Kotresh HR [Wed, 14 Jan 2026 20:06:31 +0000 (01:36 +0530)]
tools/cephfs_mirror: Fix assert while opening handles
When the crawler or a datasync thread encountered an error,
it's possible that the crawler gets notified by a datasync
thread and bails out resulting in the unregister of the
particular dir_root. The other datasync threads might
still hold the same syncm object and tries to open the
handles during which the following assert is hit.
ceph_assert(it != m_registered.end());
The above assert is removed and the error is handled.

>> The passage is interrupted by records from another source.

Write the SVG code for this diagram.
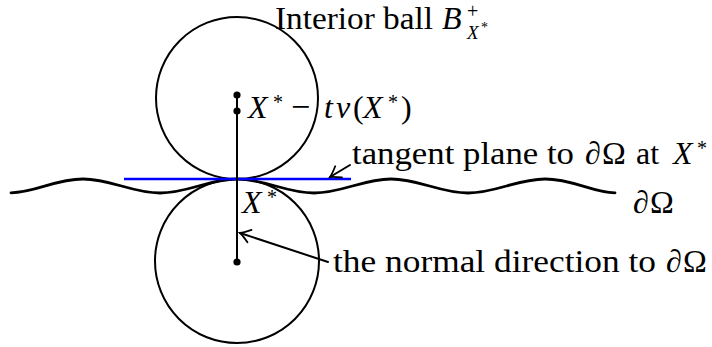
<svg xmlns="http://www.w3.org/2000/svg" width="712" height="347" viewBox="0 0 712 347">
<style>
.ln{fill:none;stroke:#000;stroke-width:2;stroke-linecap:round}
.dot{fill:#000}
.t{font-family:"Liberation Serif","DejaVu Serif",serif;font-size:32px;fill:#000}
.i{font-style:italic}
.sup{font-size:20px}
</style>
<defs>
<marker id="arr" markerUnits="userSpaceOnUse" markerWidth="20" markerHeight="20" viewBox="-12 -10 14 20" refX="0" refY="0" orient="auto">
<path d="M-10,-6.5 Q-3,-1.2 0,0 Q-3,1.2 -10,6.5" fill="none" stroke="#000" stroke-width="1.8" stroke-linecap="round"/>
</marker>
</defs>
<rect width="712" height="347" fill="#fff"/>
<g id="ball-upper"><circle class="ln" cx="237" cy="98" r="81"/></g>
<g id="ball-lower"><circle class="ln" cx="237" cy="261" r="82"/></g>
<g id="boundary"><path class="ln" style="stroke-width:2.8" d="M11 192.8 C36 192.5 55 179 83 179 C111 179 132 193 160 193 C188 193 209 179 237 179 C265 179 286 193 314 193 C342 193 363 179 391 179 C419 179 440 193 468 193 C496 193 517 179 545 179 C573 179 592 192.5 615 192.8"/></g>
<g id="tangent-plane"><line x1="124" y1="179" x2="351" y2="179" stroke="#0000ff" stroke-width="2.6"/></g>
<g id="normal-line">
<line class="ln" x1="237" y1="95" x2="237" y2="262"/>
<circle class="dot" cx="237" cy="95" r="3.6"/>
<circle class="dot" cx="237" cy="111" r="3.6"/>
<circle class="dot" cx="237" cy="262" r="3.6"/>
</g>
<g id="connectors">
<line class="ln" x1="350" y1="165" x2="330" y2="177" marker-end="url(#arr)"/>
<line class="ln" x1="328" y1="262" x2="240" y2="233" marker-end="url(#arr)"/>
</g>
<g id="label-title"><text class="t" y="29"><tspan x="275" textLength="158" lengthAdjust="spacingAndGlyphs">Interior ball</tspan><tspan class="i" x="442">B</tspan><tspan x="467" y="18" font-size="20">+</tspan><tspan class="i" x="467" y="39" font-size="19">X</tspan><tspan x="481" y="32" font-size="14">*</tspan></text></g>
<g id="label-point"><text class="t" y="118"><tspan class="i" x="248">X</tspan><tspan class="sup" x="273" y="109">*</tspan><tspan x="291" y="118" font-size="34">−</tspan><tspan class="i" x="324" y="118">t</tspan><tspan class="i" x="336">ν</tspan><tspan x="353">(</tspan><tspan class="i" x="363">X</tspan><tspan class="sup" x="388" y="109">*</tspan><tspan x="401" y="118">)</tspan></text></g>
<g id="label-tangent"><text class="t" y="164"><tspan x="352" textLength="222" lengthAdjust="spacingAndGlyphs">tangent plane to</tspan><tspan class="i" x="585">∂</tspan><tspan x="602">Ω</tspan><tspan x="636">at</tspan><tspan class="i" x="673">X</tspan><tspan class="sup" x="697" y="155">*</tspan></text></g>
<g id="label-boundary"><text class="t" y="213"><tspan class="i" x="633">∂</tspan><tspan x="650">Ω</tspan></text></g>
<g id="label-xstar"><text class="t" y="213"><tspan class="i" x="242">X</tspan><tspan class="sup" x="267" y="204">*</tspan></text></g>
<g id="label-normal"><text class="t" y="272"><tspan x="333" textLength="323" lengthAdjust="spacingAndGlyphs">the normal direction to</tspan><tspan class="i" x="666">∂</tspan><tspan x="683">Ω</tspan></text></g>
</svg>
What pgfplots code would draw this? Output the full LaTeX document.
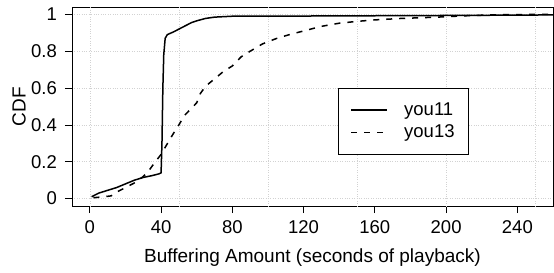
\documentclass[border=0pt]{standalone}
\usepackage{fontspec}
\setmainfont{Liberation Sans}
\usepackage{pgfplots}
\pgfplotsset{compat=1.18}
\begin{document}
\fontsize{18bp}{21bp}\selectfont
\begin{tikzpicture}
\useasboundingbox (-72bp,-67bp) rectangle (482bp,206bp);
\begin{axis}[
  at={(0,0)}, anchor=south west,
  scale only axis, width=481bp, height=199bp,
  xmin=-10, xmax=260, ymin=-0.04, ymax=1.04,
  axis line style={line width=0.9bp},
  xtick={0,40,...,240}, ytick={0,0.2,...,1},
  yticklabels={0,0.2,0.4,0.6,0.8,1},
  tick align=outside, major tick length=7bp,
  tick style={black, line width=0.8bp},
  xtick pos=bottom, ytick pos=left,
  ymajorgrids,
  extra x ticks={0,50,...,250}, extra x tick labels={},
  extra x tick style={grid=major, major tick length=0pt},
  grid style={dotted, gray!35, line width=0.6bp},
  /pgf/number format/assume math mode=true,
  ticklabel style={font=\fontsize{18.5bp}{21bp}\selectfont},
  xticklabel style={inner sep=0pt, anchor=north, yshift=-7bp},
  yticklabel style={inner sep=0pt, anchor=east, xshift=-8bp},
  xlabel={Buffering Amount (seconds of playback)},
  ylabel={CDF},
  label style={font=\fontsize{19bp}{21bp}\selectfont},
  xlabel style={at={(axis description cs:0.5,0)}, anchor=base, yshift=-56.3bp, inner sep=0pt},
  ylabel style={at={(axis description cs:0,0.5)}, anchor=center, rotate=0, yshift=53bp, inner sep=0pt},
  legend style={at={(0.8254,0.593)}, anchor=north east, draw=black, line width=0.8bp,
    inner xsep=12bp, inner ysep=12bp, row sep=3bp,
    font=\fontsize{18.5bp}{21bp}\selectfont,
    nodes={inner sep=2bp}},
  legend cell align=left,
  legend image code/.code={\draw[#1] (0bp,0bp) -- (36bp,0bp);},
  /tikz/every odd column/.append style={column sep=14bp},
]
\addplot[black, line width=1.5bp] coordinates {
(1,0.01) (5,0.03) (10,0.045) (15,0.06) (20,0.08) (25,0.1) (30,0.115) (35,0.125) (39,0.135) (40,0.14)
(40.5,0.3) (41,0.6) (41.5,0.78) (42.3,0.87) (43.5,0.89) (47,0.905) (50,0.92) (53,0.935) (57,0.955)
(60,0.965) (65,0.978) (70,0.985) (80,0.99) (120,0.991) (200,0.994) (260,0.997)
};
\addlegendentry{you11}
\addplot[black, line width=1.5bp, dash pattern=on 6bp off 7bp] coordinates {
(2,0.005) (8,0.01) (12,0.015) (16,0.04) (20,0.06) (25,0.085) (30,0.12) (33,0.15) (36,0.19) (40,0.24)
(43,0.29) (47,0.355) (50,0.40) (53,0.45) (57,0.49) (60,0.52) (62,0.57) (65,0.61) (70,0.65) (75,0.69)
(80,0.72) (85,0.77) (90,0.8) (97,0.84) (105,0.87) (112,0.89) (120,0.91) (130,0.935) (140,0.952)
(150,0.962) (160,0.97) (175,0.978) (195,0.985) (210,0.992) (225,0.997) (240,0.999) (260,1)
};
\addlegendentry{you13}
\end{axis}
\end{tikzpicture}
\end{document}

Kotresh HR [Wed, 14 Jan 2026 19:59:36 +0000 (01:29 +0530)]
tools/cephfs_mirror: Fix dequeue of syncm on error
On error encountered in crawler thread or datasync
thread while processing a syncm object, it's possible
that multiple datasync threads attempts the dequeue of
syncm object. Though it's safe, add a condition to avoid
it.
Kotresh HR [Wed, 14 Jan 2026 19:53:34 +0000 (01:23 +0530)]
tools/cephfs_mirror: Handle errors in crawler thread
Any error encountered in crawler threads should be
communicated to the data sync threads by marking the
crawl error in the corresponding syncm object. The
data sync threads would finish pending jobs, dequeue
the syncm object and notify crawler to bail out.

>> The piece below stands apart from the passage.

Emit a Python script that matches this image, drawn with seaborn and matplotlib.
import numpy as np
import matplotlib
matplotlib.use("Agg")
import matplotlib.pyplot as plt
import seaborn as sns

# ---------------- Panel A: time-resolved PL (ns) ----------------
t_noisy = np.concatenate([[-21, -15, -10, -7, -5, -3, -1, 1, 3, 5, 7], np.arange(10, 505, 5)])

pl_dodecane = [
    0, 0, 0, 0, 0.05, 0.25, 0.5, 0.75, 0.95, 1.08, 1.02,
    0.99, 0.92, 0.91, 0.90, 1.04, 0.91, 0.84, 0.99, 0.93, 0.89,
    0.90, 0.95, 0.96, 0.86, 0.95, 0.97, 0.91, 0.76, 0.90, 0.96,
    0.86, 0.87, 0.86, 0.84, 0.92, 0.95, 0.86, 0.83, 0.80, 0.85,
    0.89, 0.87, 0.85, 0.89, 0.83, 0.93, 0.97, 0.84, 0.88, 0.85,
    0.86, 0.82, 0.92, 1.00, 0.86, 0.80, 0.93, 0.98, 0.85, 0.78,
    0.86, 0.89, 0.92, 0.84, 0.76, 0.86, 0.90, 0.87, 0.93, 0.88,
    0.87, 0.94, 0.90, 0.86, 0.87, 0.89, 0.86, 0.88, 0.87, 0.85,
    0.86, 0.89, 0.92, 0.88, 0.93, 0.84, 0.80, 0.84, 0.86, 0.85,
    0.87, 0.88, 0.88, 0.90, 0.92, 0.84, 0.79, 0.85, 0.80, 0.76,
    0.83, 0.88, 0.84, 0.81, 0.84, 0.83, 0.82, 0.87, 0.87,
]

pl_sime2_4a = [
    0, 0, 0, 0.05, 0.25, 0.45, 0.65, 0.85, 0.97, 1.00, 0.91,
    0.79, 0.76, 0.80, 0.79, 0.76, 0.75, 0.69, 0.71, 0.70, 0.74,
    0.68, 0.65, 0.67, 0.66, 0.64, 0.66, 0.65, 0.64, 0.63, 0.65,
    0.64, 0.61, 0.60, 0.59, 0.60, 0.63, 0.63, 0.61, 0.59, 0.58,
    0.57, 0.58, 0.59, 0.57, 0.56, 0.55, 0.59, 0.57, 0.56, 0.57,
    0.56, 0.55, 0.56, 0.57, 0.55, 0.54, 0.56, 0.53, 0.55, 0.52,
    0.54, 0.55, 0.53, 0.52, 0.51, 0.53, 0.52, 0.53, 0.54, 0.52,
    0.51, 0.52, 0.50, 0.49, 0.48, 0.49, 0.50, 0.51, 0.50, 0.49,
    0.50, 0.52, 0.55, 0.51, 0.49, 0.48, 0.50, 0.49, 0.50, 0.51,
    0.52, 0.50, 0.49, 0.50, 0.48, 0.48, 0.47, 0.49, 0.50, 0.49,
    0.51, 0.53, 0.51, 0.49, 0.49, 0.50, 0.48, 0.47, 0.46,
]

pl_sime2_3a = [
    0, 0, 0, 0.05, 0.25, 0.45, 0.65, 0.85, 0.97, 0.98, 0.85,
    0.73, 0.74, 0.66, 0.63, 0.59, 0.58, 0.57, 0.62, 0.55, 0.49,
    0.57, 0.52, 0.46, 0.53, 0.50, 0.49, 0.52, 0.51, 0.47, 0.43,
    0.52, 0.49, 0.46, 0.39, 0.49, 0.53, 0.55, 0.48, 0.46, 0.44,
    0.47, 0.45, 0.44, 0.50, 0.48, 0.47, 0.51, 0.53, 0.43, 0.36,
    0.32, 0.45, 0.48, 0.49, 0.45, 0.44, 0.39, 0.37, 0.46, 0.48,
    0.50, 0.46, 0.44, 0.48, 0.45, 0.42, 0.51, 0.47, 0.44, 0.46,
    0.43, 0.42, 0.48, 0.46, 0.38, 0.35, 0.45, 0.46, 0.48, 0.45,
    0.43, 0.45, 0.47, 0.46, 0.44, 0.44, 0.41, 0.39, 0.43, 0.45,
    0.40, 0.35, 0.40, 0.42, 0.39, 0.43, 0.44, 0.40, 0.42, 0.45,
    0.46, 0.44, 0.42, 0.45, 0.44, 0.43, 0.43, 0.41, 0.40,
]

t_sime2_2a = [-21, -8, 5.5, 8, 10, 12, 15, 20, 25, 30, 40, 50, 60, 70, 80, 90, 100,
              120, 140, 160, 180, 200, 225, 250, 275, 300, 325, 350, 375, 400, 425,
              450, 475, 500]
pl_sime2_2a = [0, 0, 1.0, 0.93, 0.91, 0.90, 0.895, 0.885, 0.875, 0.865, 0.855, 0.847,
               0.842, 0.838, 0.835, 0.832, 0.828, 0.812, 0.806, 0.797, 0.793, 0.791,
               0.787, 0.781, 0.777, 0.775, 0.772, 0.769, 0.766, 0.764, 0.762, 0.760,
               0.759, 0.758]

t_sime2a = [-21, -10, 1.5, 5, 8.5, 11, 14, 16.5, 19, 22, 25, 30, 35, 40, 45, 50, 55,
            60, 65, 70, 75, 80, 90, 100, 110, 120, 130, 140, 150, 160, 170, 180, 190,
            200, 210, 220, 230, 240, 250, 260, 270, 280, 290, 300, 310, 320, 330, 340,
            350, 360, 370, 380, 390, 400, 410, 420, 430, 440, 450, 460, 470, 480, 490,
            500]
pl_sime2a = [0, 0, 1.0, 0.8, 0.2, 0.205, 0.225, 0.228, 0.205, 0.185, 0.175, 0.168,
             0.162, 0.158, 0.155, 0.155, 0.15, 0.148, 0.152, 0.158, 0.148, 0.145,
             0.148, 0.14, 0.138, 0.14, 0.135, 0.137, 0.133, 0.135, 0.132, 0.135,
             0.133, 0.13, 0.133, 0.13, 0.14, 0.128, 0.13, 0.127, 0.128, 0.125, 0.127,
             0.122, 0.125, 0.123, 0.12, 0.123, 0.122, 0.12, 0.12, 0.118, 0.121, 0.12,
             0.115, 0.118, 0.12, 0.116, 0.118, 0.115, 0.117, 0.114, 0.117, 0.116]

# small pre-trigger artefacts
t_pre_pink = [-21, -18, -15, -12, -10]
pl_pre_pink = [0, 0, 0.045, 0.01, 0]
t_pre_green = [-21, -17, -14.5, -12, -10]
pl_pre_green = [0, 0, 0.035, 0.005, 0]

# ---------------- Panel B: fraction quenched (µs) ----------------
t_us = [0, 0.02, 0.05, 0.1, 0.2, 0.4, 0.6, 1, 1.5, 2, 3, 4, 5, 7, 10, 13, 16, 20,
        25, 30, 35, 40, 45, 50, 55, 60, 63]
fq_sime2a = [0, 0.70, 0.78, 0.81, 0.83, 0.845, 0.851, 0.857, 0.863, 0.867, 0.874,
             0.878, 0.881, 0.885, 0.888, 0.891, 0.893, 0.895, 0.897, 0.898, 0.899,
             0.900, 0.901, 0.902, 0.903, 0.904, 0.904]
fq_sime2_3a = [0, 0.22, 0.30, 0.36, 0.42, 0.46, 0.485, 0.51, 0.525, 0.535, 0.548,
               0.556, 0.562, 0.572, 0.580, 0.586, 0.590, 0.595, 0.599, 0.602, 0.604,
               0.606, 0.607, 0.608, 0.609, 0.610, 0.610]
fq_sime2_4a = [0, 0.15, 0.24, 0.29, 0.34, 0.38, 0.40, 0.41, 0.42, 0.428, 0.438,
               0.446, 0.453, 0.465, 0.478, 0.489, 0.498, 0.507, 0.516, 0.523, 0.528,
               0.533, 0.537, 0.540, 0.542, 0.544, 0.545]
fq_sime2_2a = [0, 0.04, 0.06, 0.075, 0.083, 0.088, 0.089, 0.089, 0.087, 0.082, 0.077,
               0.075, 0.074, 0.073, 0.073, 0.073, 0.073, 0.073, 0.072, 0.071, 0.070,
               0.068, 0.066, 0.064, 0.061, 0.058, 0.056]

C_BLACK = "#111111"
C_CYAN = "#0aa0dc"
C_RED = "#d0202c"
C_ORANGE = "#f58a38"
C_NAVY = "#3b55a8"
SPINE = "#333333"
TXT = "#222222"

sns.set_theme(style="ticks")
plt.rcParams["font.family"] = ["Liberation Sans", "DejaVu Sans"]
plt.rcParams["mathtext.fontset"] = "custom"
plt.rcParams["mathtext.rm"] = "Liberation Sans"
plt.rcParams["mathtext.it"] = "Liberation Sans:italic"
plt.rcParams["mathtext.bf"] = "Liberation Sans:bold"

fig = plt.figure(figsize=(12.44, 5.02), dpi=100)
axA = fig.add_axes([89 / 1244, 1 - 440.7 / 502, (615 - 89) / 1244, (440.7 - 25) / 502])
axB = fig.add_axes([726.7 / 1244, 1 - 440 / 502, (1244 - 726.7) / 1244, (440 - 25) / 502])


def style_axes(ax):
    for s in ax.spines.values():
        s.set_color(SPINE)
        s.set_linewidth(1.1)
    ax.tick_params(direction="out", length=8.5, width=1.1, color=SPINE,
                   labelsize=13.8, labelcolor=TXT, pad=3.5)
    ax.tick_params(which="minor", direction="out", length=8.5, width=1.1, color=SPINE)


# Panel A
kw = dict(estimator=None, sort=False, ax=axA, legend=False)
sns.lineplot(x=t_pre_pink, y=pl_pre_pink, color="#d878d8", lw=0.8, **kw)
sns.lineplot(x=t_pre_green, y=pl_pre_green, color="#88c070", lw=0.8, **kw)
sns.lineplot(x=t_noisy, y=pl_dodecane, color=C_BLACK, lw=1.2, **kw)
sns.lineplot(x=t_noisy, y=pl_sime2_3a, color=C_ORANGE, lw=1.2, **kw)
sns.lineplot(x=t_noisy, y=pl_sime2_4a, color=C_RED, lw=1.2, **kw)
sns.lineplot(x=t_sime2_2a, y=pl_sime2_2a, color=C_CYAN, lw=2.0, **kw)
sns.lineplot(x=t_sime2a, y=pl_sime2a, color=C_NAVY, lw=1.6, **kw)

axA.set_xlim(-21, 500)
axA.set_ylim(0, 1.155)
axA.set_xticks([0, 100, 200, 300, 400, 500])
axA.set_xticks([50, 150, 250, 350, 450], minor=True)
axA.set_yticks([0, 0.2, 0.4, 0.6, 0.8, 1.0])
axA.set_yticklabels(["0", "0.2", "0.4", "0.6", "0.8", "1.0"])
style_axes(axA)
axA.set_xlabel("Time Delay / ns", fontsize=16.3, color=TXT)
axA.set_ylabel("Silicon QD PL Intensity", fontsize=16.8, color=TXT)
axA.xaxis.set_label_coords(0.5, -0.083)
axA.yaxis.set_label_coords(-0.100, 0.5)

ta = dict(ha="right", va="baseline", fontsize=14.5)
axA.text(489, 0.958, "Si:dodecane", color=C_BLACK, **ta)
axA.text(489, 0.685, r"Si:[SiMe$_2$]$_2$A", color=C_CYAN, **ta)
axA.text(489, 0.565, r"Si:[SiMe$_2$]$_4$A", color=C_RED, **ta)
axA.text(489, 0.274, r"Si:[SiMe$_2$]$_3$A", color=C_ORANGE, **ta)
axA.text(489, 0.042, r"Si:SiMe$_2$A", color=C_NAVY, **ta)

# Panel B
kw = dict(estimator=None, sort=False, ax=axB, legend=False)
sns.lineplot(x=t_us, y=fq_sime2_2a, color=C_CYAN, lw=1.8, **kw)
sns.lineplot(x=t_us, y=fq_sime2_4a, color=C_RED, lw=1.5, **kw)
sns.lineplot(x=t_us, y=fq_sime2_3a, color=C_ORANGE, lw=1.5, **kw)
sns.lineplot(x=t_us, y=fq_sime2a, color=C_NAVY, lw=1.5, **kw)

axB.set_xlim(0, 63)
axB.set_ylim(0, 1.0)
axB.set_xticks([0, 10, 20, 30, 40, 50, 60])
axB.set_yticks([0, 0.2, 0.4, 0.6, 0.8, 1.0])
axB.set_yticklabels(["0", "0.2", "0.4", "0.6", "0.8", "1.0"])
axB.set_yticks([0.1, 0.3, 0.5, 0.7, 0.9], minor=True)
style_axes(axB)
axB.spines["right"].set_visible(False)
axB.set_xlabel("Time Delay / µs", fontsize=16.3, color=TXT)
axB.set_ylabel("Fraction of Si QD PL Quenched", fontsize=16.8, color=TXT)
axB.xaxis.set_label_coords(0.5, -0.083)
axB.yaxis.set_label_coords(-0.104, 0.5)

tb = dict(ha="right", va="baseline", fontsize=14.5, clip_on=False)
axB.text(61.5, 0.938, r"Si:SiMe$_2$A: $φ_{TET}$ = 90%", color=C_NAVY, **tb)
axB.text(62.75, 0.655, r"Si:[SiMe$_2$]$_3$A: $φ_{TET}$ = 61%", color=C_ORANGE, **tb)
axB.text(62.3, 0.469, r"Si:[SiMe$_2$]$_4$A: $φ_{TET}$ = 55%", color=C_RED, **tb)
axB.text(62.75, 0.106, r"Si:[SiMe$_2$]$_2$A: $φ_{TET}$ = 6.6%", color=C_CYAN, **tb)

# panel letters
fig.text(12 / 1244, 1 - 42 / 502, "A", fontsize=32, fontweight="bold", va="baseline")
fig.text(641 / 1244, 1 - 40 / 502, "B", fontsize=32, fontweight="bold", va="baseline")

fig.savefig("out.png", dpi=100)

Kotresh HR [Wed, 14 Jan 2026 19:35:29 +0000 (01:05 +0530)]
tools/cephfs_mirror: Handle error in datasync thread
On any error encountered in datasync threads while syncing
a particular syncm dataq, mark the datasync error and
communicate the error to the corresponding syncm's crawler
which is waiting to take a snaphsot. The crawler will log
the error and bail out.
There is global queue of SyncMechanism objects(syncm). Each syncm
object represents a single snapshot being synced and each syncm
object owns m_sync_dataq representing list of files in the snapshot
to be synced.
The data sync threads should consume the next syncm job
if the present syncm has no pending work. This can evidently
happen if the last file being synced in the present syncm
job is a large file from it's syncm_dataq. In this case, one
data sync thread is busy syncing the large file, the rest of
data sync threads just wait for it to finish to avoid busy loop.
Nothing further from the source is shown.